Abgeschickt von Helmut Pfeifer am 09 Juni, 2010 um 19:42:22
Antwort auf: Re: Eckart Löhr: HvD-Aspekte seines Denkens / Geist-Materie von Klemens Taplan am 04 Juni, 2010 um 18:34:00:
: Hallo Herr Taplan und Diskutanten,
Das von Ihnen angesprochene Buch von Eckart Löhr erscheint interessant- hoffentlich ist es auch in Österreich erhältlich.
Die von Ihnen zitierten Themen werden von HvD besonders in seinem Buch "Wir sind nicht nur von dieser Welt" behandelt. Ich habe mich auch schon mit diesem Werk auseinander gesetzt und möchte einige Gedanken daraus im Folgenden präsentieren:
Eingehende Analysen bezüglich des Ablaufs der Evolution haben Wissenschaftler zu der Annahme gebracht, dass sich "Leben" so zu sagen als "unvermeidlich" ergeben hat. Zusammengefasst wurde dies unter dem Begriff "anthropic principle". Offen ist lediglich in welcher Form und Gestalt sich Leben jeweils konkret realisiert hätte, weil man von einer geschichtlichen "Offenheit" der Evolution ausgehen muss. Diese ergibt sich aus dem unvorhersehbaren Ergebnis des Zusammenwirkens von mutativem Zufallsangebot und der daraus auswählenden ( selektierenden) Umweltkonstellation.
HvD beschäftigt sich in diesem Buch mit dem Auftauchen und Verbreitung psychischer Phänomene in der Welt der Materie. Er meint, Voraussetzung hiefür waren organische Strukturen, nämlich kompliziert gebaute Nervensysteme, welche diese Entwicklung bis hin zum reflektierenden Bewußtsein ermöglicht haben. Und es besteht kein Zeifel, dass insbesondere individuelles Bewußtsein an materielle Gehirne gebunden ist.

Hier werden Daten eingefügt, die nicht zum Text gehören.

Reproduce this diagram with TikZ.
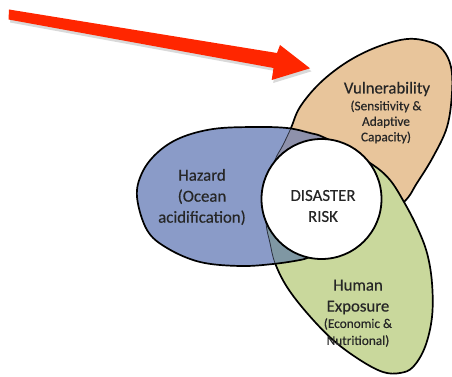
\documentclass[tikz,border=0pt]{standalone}
\usepackage{fontspec}
\setmainfont[FakeBold=0.35]{Carlito}
\definecolor{vulC}{HTML}{E8C59B}
\definecolor{hazC}{HTML}{8A9BC8}
\definecolor{expC}{HTML}{C9D89C}
\definecolor{hvC}{HTML}{8E91AB}
\definecolor{heC}{HTML}{7F97A3}
\definecolor{arrC}{HTML}{FF2600}
\definecolor{txtC}{HTML}{262626}
\newcommand{\vulshape}{plot[smooth cycle, tension=0.6] coordinates {(291,128) (300,107) (320,83) (347,62) (377,47) (407,39) (430,42) (443,50) (451,67) (452,93) (447,127) (433,157) (417,183) (404,202) (372,228) (335,237) (298,226) (276,205) (270,180) (275,160) (283,145)}}
\newcommand{\expshape}{plot[smooth cycle, tension=0.6] coordinates {(373,165) (390,180) (404,202) (417,227) (427,253) (432,283) (432,317) (425,347) (413,367) (400,373) (383,372) (360,360) (333,340) (307,313) (287,287) (275,263) (270,243) (266,222) (268,195) (285,165) (315,150) (348,152)}}
\newcommand{\hazshape}{plot[smooth cycle, tension=0.6] coordinates {(137,197) (142,173) (157,153) (180,138) (213,129) (253,127) (287,128) (310,133) (323,137) (345,150) (358,180) (355,225) (330,250) (310,257) (300,260) (273,264) (240,266) (200,262) (167,248) (147,230)}}
\newcommand{\lblbig}{\fontsize{16.8}{21}\selectfont}
\newcommand{\lblsmall}{\fontsize{13.3}{15.5}\selectfont}
\newcommand{\lblsmallb}{\fontsize{13.3}{17}\selectfont}
\begin{document}
\begin{tikzpicture}[x=1pt,y=-1pt,
  outl/.style={draw=black, line width=1.7pt},
  thinoutl/.style={draw=black!70!hazC, line width=0.8pt},
  lbl/.style={text=txtC, align=center, inner sep=0pt}]
\useasboundingbox (0,0) rectangle (452,377);
% vulnerability
\fill[vulC] \vulshape;
\draw[outl] \vulshape;
% exposure
\fill[expC] \expshape;
\draw[outl] \expshape;
% hazard
\fill[hazC] \hazshape;
\begin{scope}
  \clip \hazshape;
  \fill[hvC] \vulshape;
  \fill[heC] \expshape;
  \draw[thinoutl] \vulshape;
  \draw[thinoutl] \expshape;
\end{scope}
\draw[outl] \hazshape;
% disaster risk circle
\node[circle, draw=black, line width=1.8pt, fill=white, minimum size=120pt, inner sep=0pt] (risk) at (321.5,199) {};
\node[lbl, font=\lblbig] (risktxt) at (323,206) {DISASTER\\RISK};
% labels
\node[lbl, font=\lblbig] (haz) at (202,197) {Hazard\\(Ocean\\acidification)};
\node[lbl, font=\lblbig] (vul) at (387,89) {Vulnerability};
\node[lbl, font=\lblsmall] (vulsub) at (386,122) {(Sensitivity \&\\Adaptive\\Capacity)};
\node[lbl, font=\lblbig] (exp) at (358,297) {Human\\Exposure};
\node[lbl, font=\lblsmallb] (expsub) at (358,332.5) {(Economic \&\\Nutritional)};
% red arrow
\fill[black, opacity=0.15] (10.5,12.5) -- (278.5,56) -- (281.5,48) -- (311.5,71.3) -- (273.2,83) -- (275,71) -- (10,22.5) -- cycle;
\fill[arrC] (9,9.5) -- (277,53) -- (280,45) -- (310,68.3) -- (271.7,80) -- (273.5,68) -- (8.5,19.5) -- cycle;
\end{tikzpicture}
\end{document}
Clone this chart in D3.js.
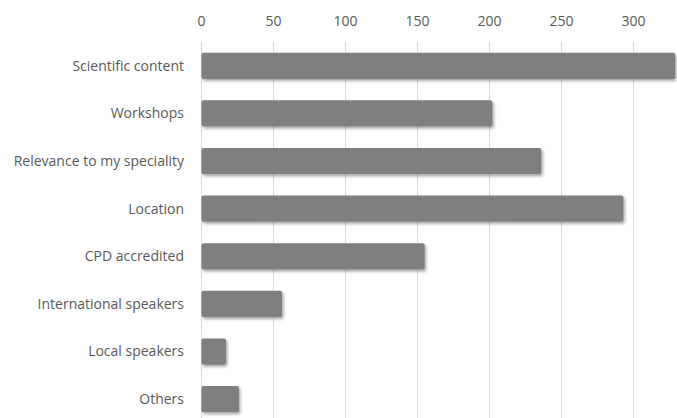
<!DOCTYPE html>
<html>
<head>
<meta charset="utf-8">
<script src="https://cdn.jsdelivr.net/npm/d3@7"></script>
<style>
  body { margin: 0; background: #fff; }
  text { font-family: 'Open Sans', sans-serif; fill: #595959; }
</style>
</head>
<body>
<div id="chart"></div>
<script>
const categories = ['Scientific content', 'Workshops', 'Relevance to my speciality', 'Location',
  'CPD accredited', 'International speakers', 'Local speakers', 'Others'];
const counts = [329, 202, 236, 293, 155, 56, 17, 26];
const tickValues = [0, 50, 100, 150, 200, 250, 300];

const W = 677, H = 418;
const margin = { t: 42, l: 201.5 };

const svg = d3.select('#chart').append('svg')
  .attr('width', W)
  .attr('height', H);

const defs = svg.append('defs');
const shadow = defs.append('filter')
  .attr('id', 'shadow')
  .attr('x', '-5%').attr('y', '-30%')
  .attr('width', '115%').attr('height', '180%');
shadow.append('feDropShadow')
  .attr('dx', 1.5).attr('dy', 2)
  .attr('stdDeviation', 1.6)
  .attr('flood-color', '#000')
  .attr('flood-opacity', 0.35);

const x = d3.scaleLinear().domain([0, 300]).range([margin.l, margin.l + 432]);
const y = d3.scaleBand().domain(categories).range([margin.t, 423]).paddingInner(0.45).paddingOuter(0.225);

// gridlines
svg.append('g')
  .selectAll('line')
  .data(tickValues)
  .join('line')
  .attr('x1', d => x(d)).attr('x2', d => x(d))
  .attr('y1', margin.t).attr('y2', H)
  .attr('stroke', '#d9d9d9')
  .attr('stroke-width', 1);

// tick labels at top
svg.append('g')
  .selectAll('text')
  .data(tickValues)
  .join('text')
  .attr('x', d => x(d))
  .attr('y', 25.5)
  .attr('text-anchor', 'middle')
  .style('font-size', '14px')
  .text(d => d);

// bars
svg.append('g')
  .selectAll('rect')
  .data(counts)
  .join('rect')
  .attr('x', x(0))
  .attr('y', (d, i) => y(categories[i]))
  .attr('width', d => x(d) - x(0))
  .attr('height', y.bandwidth())
  .attr('rx', 2)
  .attr('fill', '#7f7f7f')
  .attr('filter', 'url(#shadow)');

// category labels
svg.append('g')
  .selectAll('text')
  .data(categories)
  .join('text')
  .attr('x', 184)
  .attr('y', d => y(d) + y.bandwidth() / 2)
  .attr('dy', '0.35em')
  .attr('text-anchor', 'end')
  .style('font-size', '14px')
  .text(d => d);
</script>
</body>
</html>
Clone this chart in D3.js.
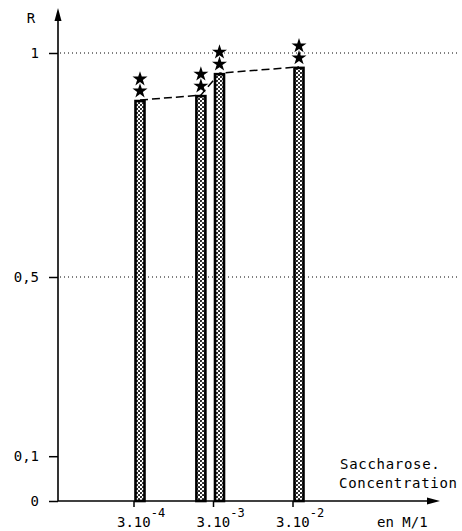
<!DOCTYPE html>
<html><head><meta charset="utf-8">
<script src="https://cdn.jsdelivr.net/npm/d3@7"></script>
<style>body{margin:0;background:#fff}svg{display:block}text{font-family:"DejaVu Sans Mono",monospace;fill:#000}</style>
</head><body><svg id="c" width="462" height="531"></svg>
<script>
const concentrations = [3e-4, 1.75e-3, 3e-3, 3e-2];
const ratioR = [0.895, 0.906, 0.955, 0.969];
const yTicks = [0, 0.1, 0.5, 1];
const xTicks = [3e-4, 3e-3, 3e-2];
const xTickExp = ["-4", "-3", "-2"];
const gridValues = [1, 0.5];

const svg = d3.select("#c");
const axisX0 = 58, axisXEnd = 440, axisYTop = 8;
const y = d3.scaleLinear().domain([0, 1]).range([501, 53]);
const x = d3.scaleLog().domain([3e-4, 3e-2]).range([134, 293]);
const barW = 12;

// pattern
const defs = svg.append("defs");
const pat = defs.append("pattern").attr("id","dots").attr("patternUnits","userSpaceOnUse").attr("width",4).attr("height",4);
pat.append("rect").attr("width",4).attr("height",4).attr("fill","#fff");
pat.append("circle").attr("cx",1).attr("cy",1).attr("r",1.05).attr("fill","#111");
pat.append("circle").attr("cx",3).attr("cy",3).attr("r",1.05).attr("fill","#111");

// grid
svg.selectAll(".grid").data(gridValues).join("line")
  .attr("x1", axisX0+2).attr("x2", 460).attr("y1", d=>y(d)).attr("y2", d=>y(d))
  .attr("stroke","#000").attr("stroke-width",1).attr("stroke-dasharray","1,3");

// y axis
const fmt = d3.formatLocale({decimal:",",thousands:" ",grouping:[3],currency:["",""]}).format("~g");
const yAxis = svg.append("g").attr("transform",`translate(${axisX0},0)`)
  .call(d3.axisLeft(y).tickValues(yTicks).tickSize(9).tickPadding(10).tickFormat(d=>fmt(d)));
yAxis.select(".domain").remove();
yAxis.selectAll("line").attr("stroke","#000").attr("stroke-width",1.5);
yAxis.selectAll("text").attr("font-size",14).attr("font-family","DejaVu Sans Mono").attr("fill","#000");
svg.append("line").attr("x1",axisX0).attr("x2",axisX0).attr("y1",501).attr("y2",axisYTop+8).attr("stroke","#000").attr("stroke-width",1.6);
svg.append("path").attr("d",`M${axisX0},${axisYTop} L${axisX0-3.5},${axisYTop+13} L${axisX0+3.5},${axisYTop+13} Z`).attr("fill","#000");
svg.append("text").attr("x",31).attr("y",23).attr("font-size",14).attr("text-anchor","middle").text("R");

// x axis
svg.append("line").attr("x1",axisX0).attr("x2",axisXEnd-8).attr("y1",501).attr("y2",501).attr("stroke","#000").attr("stroke-width",1.6);
svg.append("path").attr("d",`M${axisXEnd},501 L${axisXEnd-13},497.5 L${axisXEnd-13},504.5 Z`).attr("fill","#000");
const xt = svg.append("g").selectAll("g").data(xTicks).join("g").attr("transform",d=>`translate(${x(d)},501)`);
xt.append("line").attr("y1",0).attr("y2",6).attr("stroke","#000").attr("stroke-width",1.5);
xt.append("text").attr("x",-17).attr("y",26).attr("font-size",14).text("3.10")
  .append("tspan").attr("dy",-10).attr("font-size",12).text((d,i)=>xTickExp[i]);

// dashed line
svg.append("path").datum(concentrations.map((c,i)=>[x(c)+barW/2, y(ratioR[i])]))
  .attr("d", d3.line()).attr("fill","none").attr("stroke","#000").attr("stroke-width",1.5).attr("stroke-dasharray","8,4");

// bars
svg.selectAll(".bar").data(concentrations).join("rect")
  .attr("x", d=>x(d)+1.5).attr("width", barW-3)
  .attr("y", (d,i)=>y(ratioR[i])+1).attr("height",(d,i)=>y(0)-y(ratioR[i])-1)
  .attr("fill","url(#dots)").attr("stroke","#000").attr("stroke-width",2.6);

// stars
const star = d3.symbol().type(d3.symbolStar).size(70);
concentrations.forEach((c,i)=>{
  [9, 21].forEach(off=>{
    svg.append("path").attr("d",star()).attr("fill","#000")
      .attr("transform",`translate(${x(c)+barW/2},${y(ratioR[i])-off})`);
  });
});

// labels
svg.append("text").attr("x",340).attr("y",469).attr("font-size",14).attr("letter-spacing",0.7).text("Saccharose.");
svg.append("text").attr("x",339).attr("y",488).attr("font-size",14).attr("letter-spacing",0.7).text("Concentration");
svg.append("text").attr("x",377).attr("y",527).attr("font-size",14).text("en M/1");
</script></body></html>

Dies beantwortet aber nicht die Frage, welcher Zusammenhang zwischen der sich in der materiellen Welt abspielenden Evolution und den darin auftretenden Phänomene des Geistes besteht.
Hat die Evolution den Geist hervorgebracht, ja oder nein?
HvD meint, man kann die verschiedenen Argumente nur abwägen, wobei solche, welche für eine dualistische Auffassung sprechen, plausibler erscheinen. Mit anderen Worten, es ist eher wahrscheinlich, dass der "Geist" von Anfang an selbstständig und unabhängig von der Materie existiert hat und nicht erst von der Evolution gleichsam aus dem "Nichts" erzeugt wurde.
Diese Auffassung steht im Widerspruch zur monistisch naturwissenschaftlichen Sichtweise, die sich auf die Erforschung materieller bzw. räumlich strukturierter Systeme beschränkt. Der Monist bezeichnet das "Lebendige" als eine "neue Systemgemeinschaft" materieller Systeme, die sich im Verlaufe der Evolution allmählich manifestiert habe. Gemeint sind etwa hochmolekulare Verbindungen, so genannte Biopolymere, welche sich in komplexen Strukturen zusammen gefügt haben, woraus das neuartige Phänomen des Lebendigen entstanden ist.
Im Gegensatz zu materiellen Systemen, die sich stets in räumlichen Dimensionen präsentieren, ist das Geistige ein unlokalisierbares, nichträumliches Phänomen, welches uns nur durch subjektive Selbsterfahrung zugänglich gemacht wird, weil es durch keine empirische Methode zu erfassen ist.
Diese Einsicht dokumentiert HvD mit folgendem bemerkenswerten Satz:
" Der dialektische Sprung vom Atom zur Zelle, von einem physischen Quantum zu einem organischen Quale ist via Aminosäure nicht so schwierig nachzuvollziehen, als von der Zelle zum Gedanken, also von einem organisch gewordenen Quantum zu einem psychisch sich selbst reflektierenden Quale."
So weit einige Gedanken aus diesem Buch.
Das Verhältnis Gehirn - Gedanken ist auch ein sehr schwierig erklärbares Phänomen. Mit dieser kniffligen Frage möchte ich mich, mit Hilfe von HvD, nächste Woche beschäftigen.